Sunday Reflection VII

If you’re not listening, you’re not learning.
— Lyndon B. Johnson

Brothers & Sisters,

If we are to believe that humans at their very core are meant to be good then what makes people do evil? Is it the social constructs that surround them? If so would it not be easy for one to instruct them to remove themselves from said constructs? Are humans born with an evil seed within them that is waiting to grow? If so how can we at the very depths of our being have a good human nature?

Where does faith fall within this thought process then? For some faith might be seen as a crutch in which humans lean on to make sense of their failings. For others, faith remains a steady and constant rudder in the storm that is their lives.

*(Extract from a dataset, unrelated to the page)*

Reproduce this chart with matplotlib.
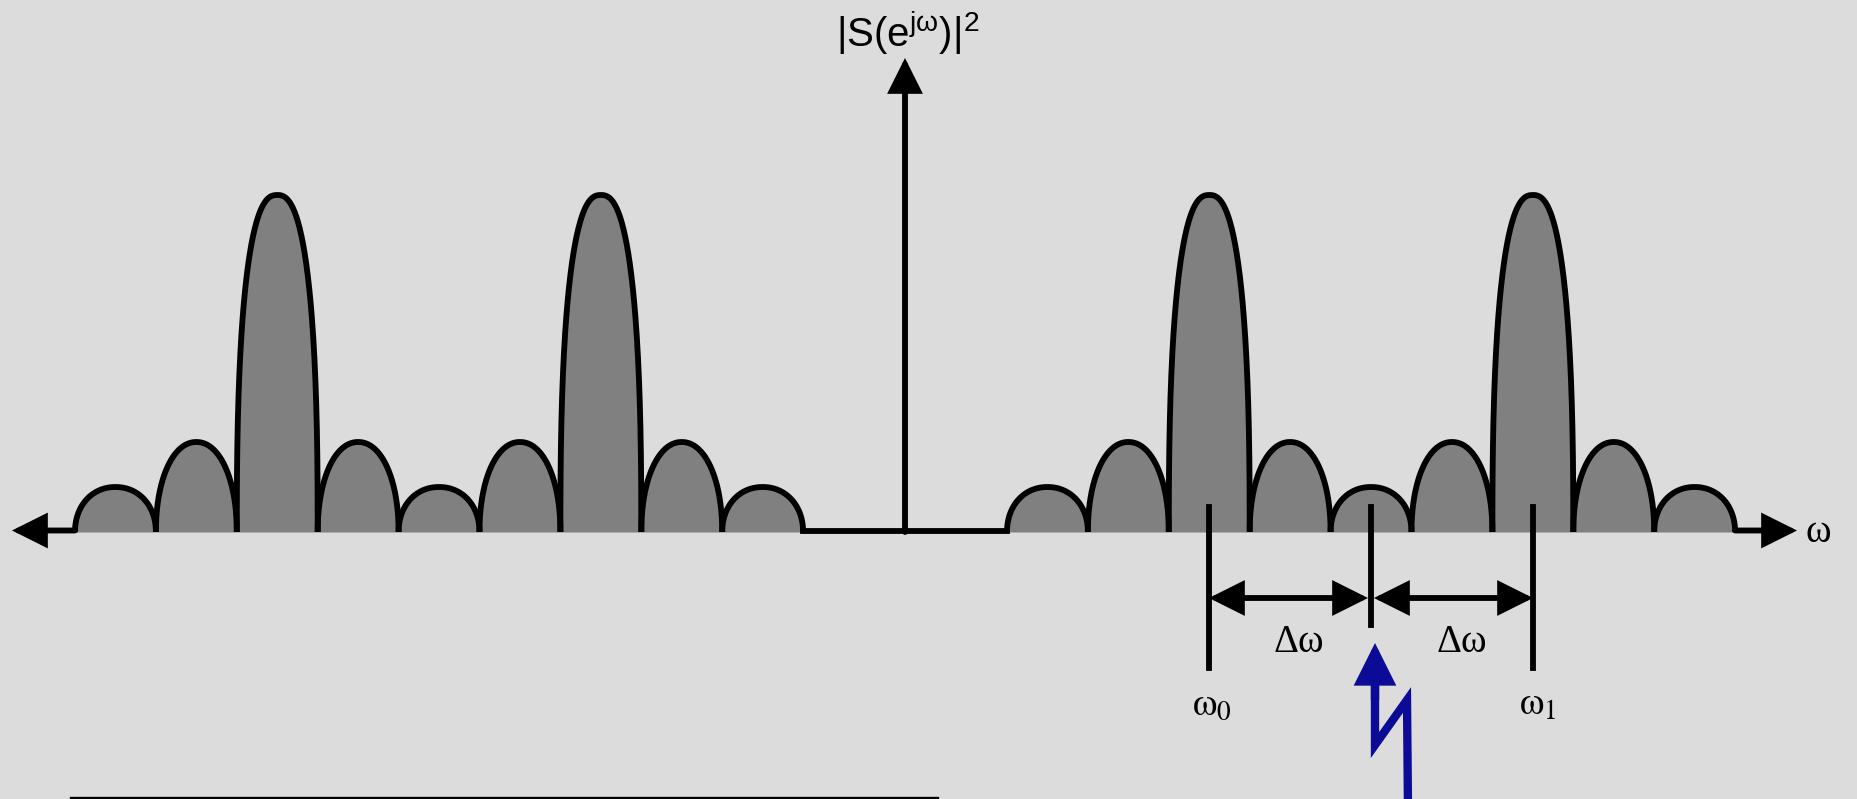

Another conundrum we might find ourselves within is when someone decides to push his or her belief or non-belief onto someone who has not asked (or doesn't want) his or her opinion. What makes a person feel that it is perfectly acceptable to ask questions or make statements that they know will rile up the masses? Where do these types of people fall on the spectrum of good and evil? One might argue that he or she is not acting in good faith and is only seeking a reaction out of whoever might garner one. Conversations are essential and are a beautiful way of gaining knowledge about subjects and other humans that are participating. However, conversations with evil intent or anything other than right undertones serve nothing but to cultivate the miserable seed within someone.

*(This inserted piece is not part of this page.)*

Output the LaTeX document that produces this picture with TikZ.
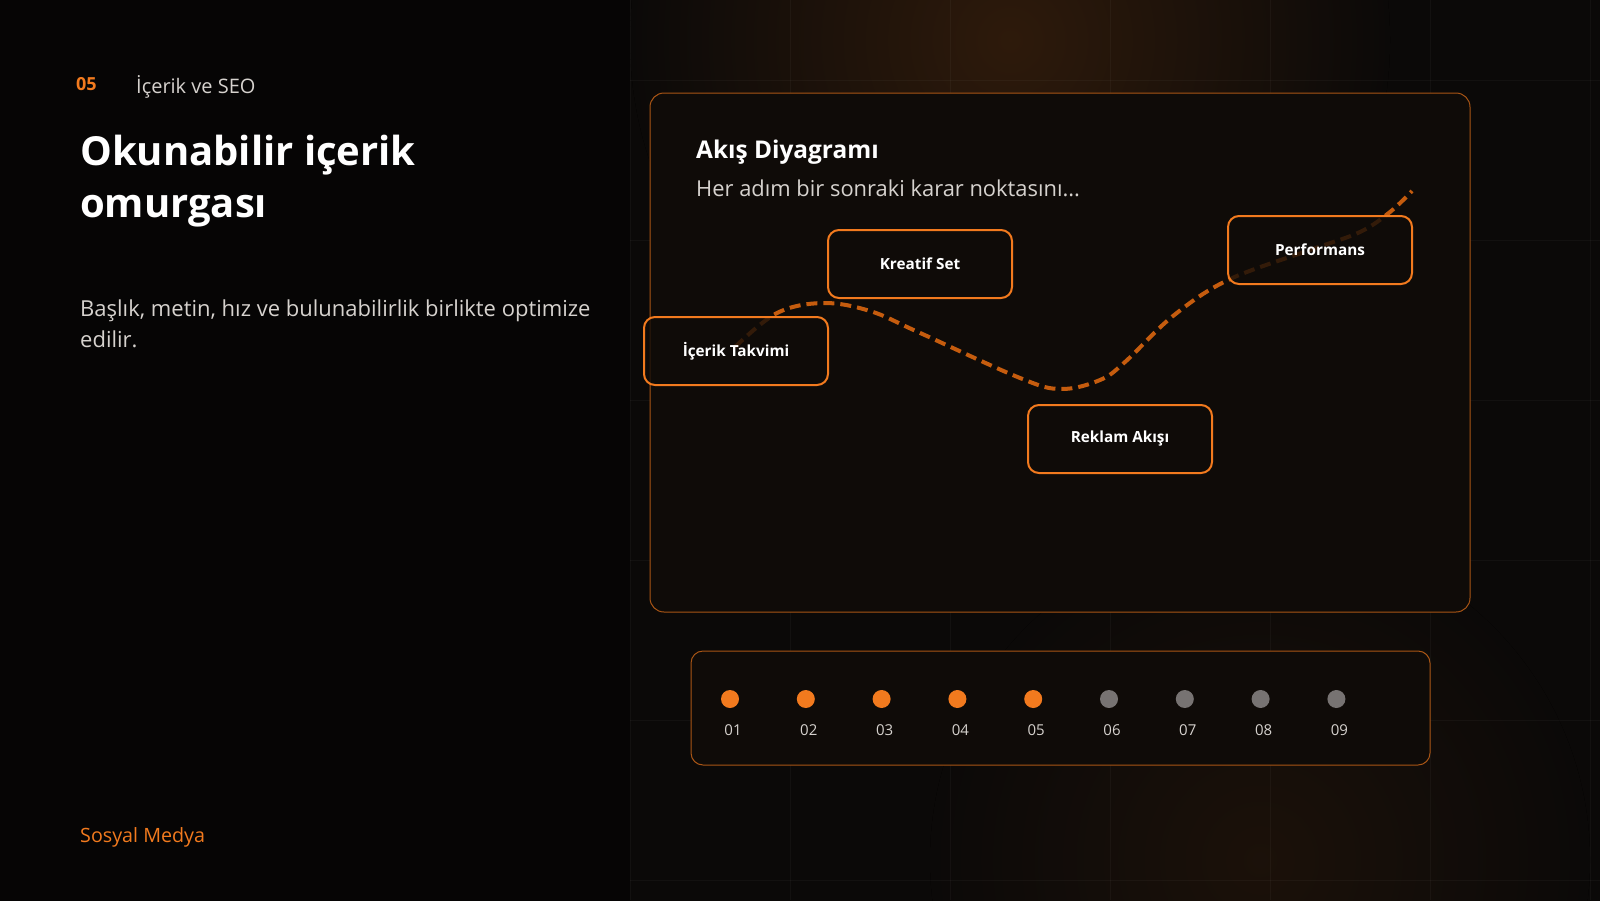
\documentclass[tikz,border=0pt]{standalone}
\usepackage{fontspec}
\setmainfont{Open Sans}
\usetikzlibrary{positioning, calc}
\definecolor{bg}{HTML}{060505}
\definecolor{bgright}{HTML}{0B0908}
\definecolor{panel}{HTML}{0F0B08}
\definecolor{brand}{HTML}{F27A1E}
\definecolor{curve}{HTML}{D9650F}
\definecolor{soft}{HTML}{D6D2CE}
\definecolor{idle}{HTML}{777372}

\begin{document}
\begin{tikzpicture}[x=1pt, y=-1pt,
    stepbox/.style={draw=brand, line width=2pt, rounded corners=11pt, fill=panel, fill opacity=0.8, text opacity=1, minimum width=184pt, minimum height=68pt, font=\fontsize{15.3}{18}\selectfont\bfseries, text=white},
    frame/.style={draw=brand!70!black, line width=1pt, rounded corners=14pt, fill=panel},
    dot/.style={circle, inner sep=0pt, minimum size=18pt},
    num/.style={font=\fontsize{15}{18}\selectfont, text=soft},
    gridline/.style={draw=white, opacity=0.035, line width=0.8pt}
  ]
    \useasboundingbox (0,0) rectangle (1600,900);
    \fill[bg] (-4,-4) rectangle (1604,904);
    \begin{scope}
      \clip (630,-4) rectangle (1604,904);
      \fill[bgright] (630,-4) rectangle (1604,904);
      \fill[inner color=brand!15!bgright, outer color=bgright] (1010,40) circle (380);
      \fill[inner color=brand!7!bgright, outer color=bgright] (1260,860) circle (330);
    \end{scope}
    \foreach \x in {630,790,...,1590} {
      \draw[gridline] (\x,0) -- (\x,900);
    }
    \foreach \y in {80,240,...,900} {
      \draw[gridline] (630,\y) -- (1600,\y);
    }

    \node[anchor=base west, font=\fontsize{18}{22}\selectfont\bfseries, text=brand, inner sep=0pt] (chapter) at (76,90) {05};
    \node[anchor=base west, font=\fontsize{20}{24}\selectfont, text=soft, inner sep=0pt] (section) at (136,93) {İçerik ve SEO};
    \node[anchor=base west, align=left, font=\fontsize{40}{52}\selectfont\bfseries, text=white, inner sep=0pt] (title) at (80,217) {Okunabilir içerik\\omurgası};
    \node[anchor=base west, align=left, font=\fontsize{22}{31}\selectfont, text=soft, inner sep=0pt] (lead) at (80,347) {Başlık, metin, hız ve bulunabilirlik birlikte optimize\\edilir.};
    \node[anchor=base west, font=\fontsize{19.7}{24}\selectfont, text=brand, inner sep=0pt] (brandname) at (80,842) {Sosyal Medya};

    \draw[frame] (650,93) rectangle (1470,612);
    \node[anchor=base west, font=\fontsize{24.4}{29}\selectfont\bfseries, text=white, inner sep=0pt] (flowtitle) at (696,158) {Akış Diyagramı};
    \node[anchor=base west, font=\fontsize{21.9}{26}\selectfont, text=soft, inner sep=0pt] (flowsub) at (696,196) {Her adım bir sonraki karar noktasını...};

    \draw[curve, line width=4pt, dash pattern=on 11pt off 6pt, opacity=0.9]
      plot[smooth, tension=0.6] coordinates {(735,347) (777,313) (823,303) (870,311) (918,332) (1020,378) (1061,389) (1100,380) (1125,362) (1173,316) (1228,280) (1310,250) (1360,232) (1390,212) (1412,191)};

    \node[stepbox] (takvim) at (736,351) {İçerik Takvimi};
    \node[stepbox] (kreatif) at (920,264) {Kreatif Set};
    \node[stepbox] (reklam) at (1120,439) {Reklam Akışı};
    \node[stepbox] (perf) at (1320,250) {Performans};

    \draw[frame, rounded corners=12pt] (691,651) rectangle (1430,765);
    \foreach \i in {1,...,9} {
      \ifnum\i<6 \def\dotcol{brand}\else\def\dotcol{idle}\fi
      \node[dot, fill=\dotcol] (d\i) at ({730+(\i-1)*75.8},699) {};
      \node[num, below=13pt of d\i, xshift=3pt] (n\i) {0\i};
    }
  \end{tikzpicture}
\end{document}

If we agree that humans should always have good intentions then perhaps we need to enter into more conversations with each other that foster rather than harm. A requirement of this is trust from both parties followed closely by an understanding that there are no foul undertones from either side within the conversation. Open-mindedness would be the final key to ensure that conversations do not go awry for the duration of the discourse.

Finally, a reflection of the conversation is a worthy thing that should happen if we are to glean from it all that we can. Walking away and not thinking of the discourse one just had should be an immediate warning sign that the conversation was lacking focus. In some cases no focus in a chat is fine, but in most, there should always be one or two things one might be left contemplating.